Pour atteindre ces objectifs, la Commission européenne propose un ensemble de mesures :
- des règles plus strictes pour l'information des consommateurs (dénomination du produit, méthode de production, lieu de capture) ;
- l'obligation, pour les OP, de mettre en oeuvre préventivement des mesures de gestion de l'offre ; un soutien financier temporaire est prévu à cet effet ;
- un encouragement financier aux OP pour la recherche de nouveaux débouchés et la conclusion d'accords avec les acheteurs avant les campagnes de pêche ;
- une reconnaissance des organisations interprofessionnelles ;
- une diminution des aides et des quantités éligibles pour le " retrait-destruction " (qui ne pourraient excéder 8 % de la production contre 14 % à l'heure actuelle), et à l'inverse une augmentation des quantités éligibles à l'aide au " retrait-report " (qui passeraient de 6 à 12 % de la production) s'accompagnant d'une amélioration du régime de cette aide (montant, durée du stockage) ;
- des mesures de suspension tarifaires d'une durée indéterminée concernant certaines espèces pour lesquelles l'offre communautaire est jugée insuffisante ou est inexistante.
L'accroissement des dépenses de l'OCM serait de l'ordre de 20 millions d'euros.
Le Gouvernement français a porté un jugement positif sur plusieurs aspects de ces propositions : étiquetage minimal obligatoire des produits jusqu'à la vente au détail, reconnaissance des organisations interprofessionnelles, rôle accru des organisations de producteurs, rénovation du régime des interventions. Il a cependant souhaité que les encouragements financiers aux actions des OP soient d'un niveau plus élevé, et que la réduction des possibilités de " retrait-destruction " soit moins forte.
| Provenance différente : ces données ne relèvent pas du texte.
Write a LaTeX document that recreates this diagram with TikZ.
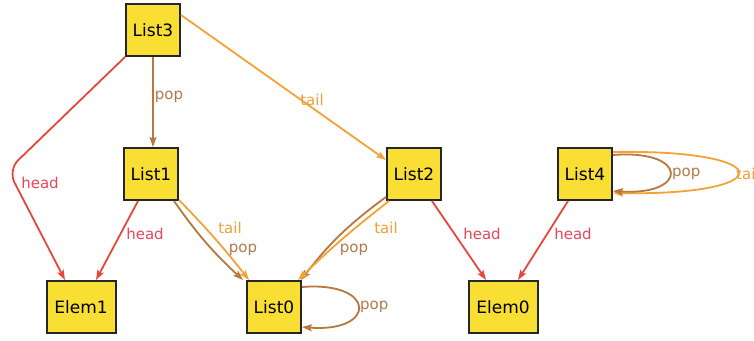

Enfin, il s'est opposé au nouveau régime de suspensions tarifaires suggéré par la Commission, en estimant qu'un approvisionnement à bas prix devait certes être assuré chaque fois que cela s'avérait clairement nécessaire à l'approvisionnement de l'industrie de transformation et à la préservation de sa compétitivité, mais que les importations ne devaient venir qu'en complément de la production communautaire disponible, ce qui s'opposait à la mise en place d'un dispositif permanent de suspensions tarifaires.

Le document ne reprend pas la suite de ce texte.